[Lines of data]

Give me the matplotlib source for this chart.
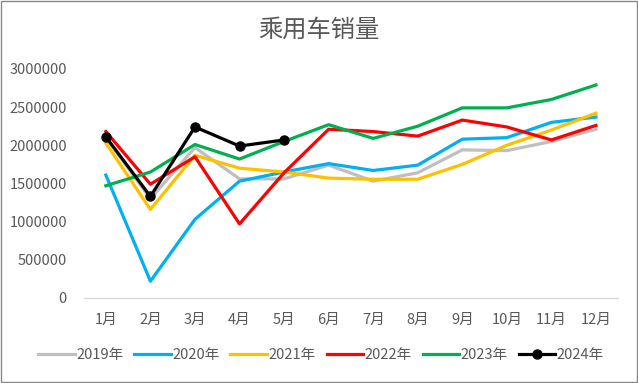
import matplotlib
matplotlib.use("Agg")
import matplotlib.pyplot as plt
from matplotlib.patches import Rectangle

plt.rcParams['font.family'] = ['Noto Sans CJK SC', 'DejaVu Sans']

# monthly passenger car sales
months = ['1月', '2月', '3月', '4月', '5月', '6月', '7月', '8月', '9月', '10月', '11月', '12月']
sales_2019 = [2100000, 1300000, 1970000, 1560000, 1560000, 1740000, 1530000, 1640000, 1940000, 1930000, 2050000, 2210000]
sales_2020 = [1610000, 220000, 1030000, 1530000, 1650000, 1760000, 1670000, 1740000, 2080000, 2100000, 2300000, 2370000]
sales_2021 = [2030000, 1160000, 1870000, 1700000, 1650000, 1570000, 1555000, 1555000, 1750000, 2000000, 2200000, 2420000]
sales_2022 = [2180000, 1490000, 1850000, 970000, 1640000, 2210000, 2180000, 2120000, 2330000, 2240000, 2070000, 2260000]
sales_2023 = [1470000, 1650000, 2010000, 1820000, 2050000, 2270000, 2090000, 2250000, 2490000, 2490000, 2600000, 2790000]
sales_2024 = [2110000, 1330000, 2240000, 1990000, 2070000]

series_names = ['2019年', '2020年', '2021年', '2022年', '2023年', '2024年']
series_colors = ['#BFBFBF', '#00B0F0', '#FFC000', '#FF0000', '#00B050', '#000000']
yticks = [0, 500000, 1000000, 1500000, 2000000, 2500000, 3000000]

fig = plt.figure(figsize=(6.38, 3.83), dpi=100)
ax = fig.add_axes([0.131, 0.222, 0.838, 0.598])

all_series = [sales_2019, sales_2020, sales_2021, sales_2022, sales_2023, sales_2024]
x = list(range(len(months)))
for name, vals, col in zip(series_names, all_series, series_colors):
    if name == '2024年':
        ax.plot(x[:len(vals)], vals, color=col, lw=2.3, marker='o', ms=6.5, label=name)
    else:
        ax.plot(x[:len(vals)], vals, color=col, lw=2.3, label=name)

ax.set_xlim(-0.5, len(months) - 0.5)
ax.set_ylim(0, 3000000)
ax.set_yticks(yticks)
ax.set_yticklabels([str(v) for v in yticks])
ax.set_xticks(x)
ax.set_xticklabels(months)
ax.tick_params(axis='both', length=0, labelsize=10.5, colors='#595959')
ax.tick_params(axis='x', pad=11)
ax.tick_params(axis='y', pad=12)
for side in ['top', 'right', 'left']:
    ax.spines[side].set_visible(False)
ax.spines['bottom'].set_color('#D9D9D9')
ax.spines['bottom'].set_linewidth(1.0)

fig.text(0.5, 0.922, '乘用车销量', ha='center', va='center', fontsize=17.5, color='#595959')

fig.legend(loc='center', bbox_to_anchor=(0.503, 0.073), ncol=6, frameon=False,
           fontsize=10.5, handlelength=2.5, handletextpad=0.1, columnspacing=0.75,
           labelcolor='#595959')

fig.patches.append(Rectangle((0.001, 0.002), 0.997, 0.996, transform=fig.transFigure,
                             fill=False, edgecolor='#888888', lw=1))

fig.savefig('out.png', dpi=100)
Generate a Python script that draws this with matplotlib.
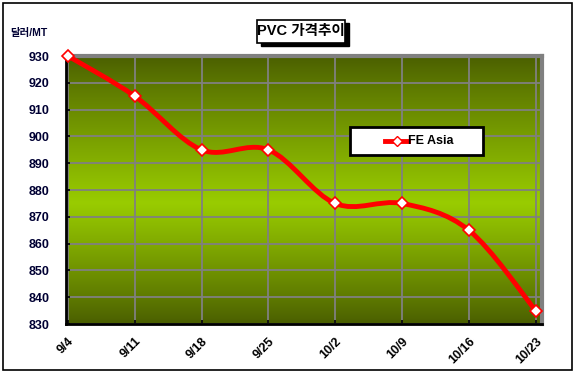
import matplotlib.pyplot as plt
import numpy as np
from matplotlib.path import Path
from matplotlib.patches import PathPatch, Rectangle
from matplotlib.lines import Line2D

plt.rcParams['font.family'] = ['Liberation Sans', 'Noto Sans CJK KR', 'DejaVu Sans']

# data
dates = ["9/4", "9/11", "9/18", "9/25", "10/2", "10/9", "10/16", "10/23"]
prices = [930, 915, 895, 895, 875, 875, 865, 835]
yticks = [830, 840, 850, 860, 870, 880, 890, 900, 910, 920, 930]

fig = plt.figure(figsize=(5.76, 3.76), dpi=100)
fig.patches.append(Rectangle((0.005, 0.016), 0.988, 0.976, transform=fig.transFigure,
                             fill=False, edgecolor='black', lw=1.2))

ax = fig.add_axes([0.1146, 0.138, 0.826, 0.713])
x = np.arange(len(prices))
ax.set_xlim(-0.03, 7.09)
ax.set_ylim(830, 930)

# gradient background: dark olive -> bright yellow green -> dark olive
dark = np.array([74, 94, 0]) / 255
light = np.array([153, 204, 0]) / 255
t = np.linspace(0, 1, 200)
w = np.where(t < 0.45, t / 0.45, (1 - t) / 0.55)
w = np.clip(w, 0, 1) ** 0.9
grad = dark[None, :] * (1 - w[:, None]) + light[None, :] * w[:, None]
ax.imshow(grad[:, None, :], aspect='auto', extent=[-0.03, 7.09, 830, 930],
          origin='lower', zorder=0, interpolation='bilinear')

ax.set_yticks(yticks)
ax.set_xticks(x)
ax.set_xticklabels(dates, rotation=45, ha='right', rotation_mode='anchor')
ax.grid(True, color='#808080', lw=1.3, zorder=1)
ax.tick_params(direction='in', length=3, color='black', width=1.2, labelsize=9,
               labelcolor='#000033')
for lab in ax.get_xticklabels() + ax.get_yticklabels():
    lab.set_fontweight('bold')
ax.tick_params(axis='x', pad=8, labelcolor='black')
ax.tick_params(axis='y', pad=12)

ax.spines['left'].set_color('black')
ax.spines['bottom'].set_color('black')
ax.spines['left'].set_linewidth(2)
ax.spines['bottom'].set_linewidth(2)
ax.spines['top'].set_color('#808080')
ax.spines['right'].set_color('#808080')
ax.spines['top'].set_linewidth(3)
ax.spines['right'].set_linewidth(3)

# smoothed line (Catmull-Rom as bezier curves)
pts = np.column_stack([x, prices]).astype(float)
verts = [pts[0]]
codes = [Path.MOVETO]
n = len(pts)
for i in range(n - 1):
    p0 = pts[max(i - 1, 0)]
    p1 = pts[i]
    p2 = pts[i + 1]
    p3 = pts[min(i + 2, n - 1)]
    c1 = p1 + (p2 - p0) / 6
    c2 = p2 - (p3 - p1) / 6
    verts += [c1, c2, p2]
    codes += [Path.CURVE4] * 3
ax.add_patch(PathPatch(Path(verts, codes), facecolor='none', edgecolor='red',
                       lw=3.5, zorder=3, clip_on=False))
ax.plot(x, prices, linestyle='none', marker='D', markersize=6, markerfacecolor='white',
        markeredgecolor='red', markeredgewidth=1.2, zorder=4, clip_on=False)

# legend box drawn by hand
fig.patches.append(Rectangle((350 / 576, 1 - 155 / 376), 133 / 576, 28 / 376,
                             transform=fig.transFigure, facecolor='white',
                             edgecolor='black', lw=2, zorder=5))
fig.lines.append(Line2D([385 / 576, 408 / 576], [1 - 141 / 376] * 2, transform=fig.transFigure,
                        color='red', lw=3.5, zorder=6))
fig.lines.append(Line2D([396.5 / 576], [1 - 141 / 376], transform=fig.transFigure,
                        marker='D', markersize=5, markerfacecolor='white',
                        markeredgecolor='red', lw=0, zorder=7))
fig.text(408 / 576, 1 - 141 / 376, "FE Asia", ha='left', va='center',
         fontsize=9, fontweight='bold', zorder=8)

# title with shadow box
fig.patches.append(Rectangle((261 / 576, 1 - 46 / 376), 88 / 576, 23 / 376,
                             transform=fig.transFigure, facecolor='black', edgecolor='black'))
fig.patches.append(Rectangle((257 / 576, 1 - 43 / 376), 88 / 576, 23 / 376,
                             transform=fig.transFigure, facecolor='white', edgecolor='black', lw=1.2))
fig.text(301 / 576, 1 - 31.5 / 376, "PVC 가격추이", ha='center', va='center',
         fontsize=10.5, fontweight='bold')
fig.text(10 / 576, 1 - 33 / 376, "달러/MT", ha='left', va='center',
         fontsize=7.5, fontweight='bold', color='#000033')

fig.savefig('out.png', dpi=100)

### TASK GOAL
From the records above, transcribe exactly the lines starting at the one containing "Generate a Python" and ending at the one containing "ax.set_ylim(830, 930)". Skip the pictures.

### WRITTEN SOLUTION
Generate a Python script that draws this with matplotlib.
import matplotlib.pyplot as plt
import numpy as np
from matplotlib.path import Path
from matplotlib.patches import PathPatch, Rectangle
from matplotlib.lines import Line2D

plt.rcParams['font.family'] = ['Liberation Sans', 'Noto Sans CJK KR', 'DejaVu Sans']

# data
dates = ["9/4", "9/11", "9/18", "9/25", "10/2", "10/9", "10/16", "10/23"]
prices = [930, 915, 895, 895, 875, 875, 865, 835]
yticks = [830, 840, 850, 860, 870, 880, 890, 900, 910, 920, 930]

fig = plt.figure(figsize=(5.76, 3.76), dpi=100)
fig.patches.append(Rectangle((0.005, 0.016), 0.988, 0.976, transform=fig.transFigure,
                             fill=False, edgecolor='black', lw=1.2))

ax = fig.add_axes([0.1146, 0.138, 0.826, 0.713])
x = np.arange(len(prices))
ax.set_xlim(-0.03, 7.09)
ax.set_ylim(830, 930)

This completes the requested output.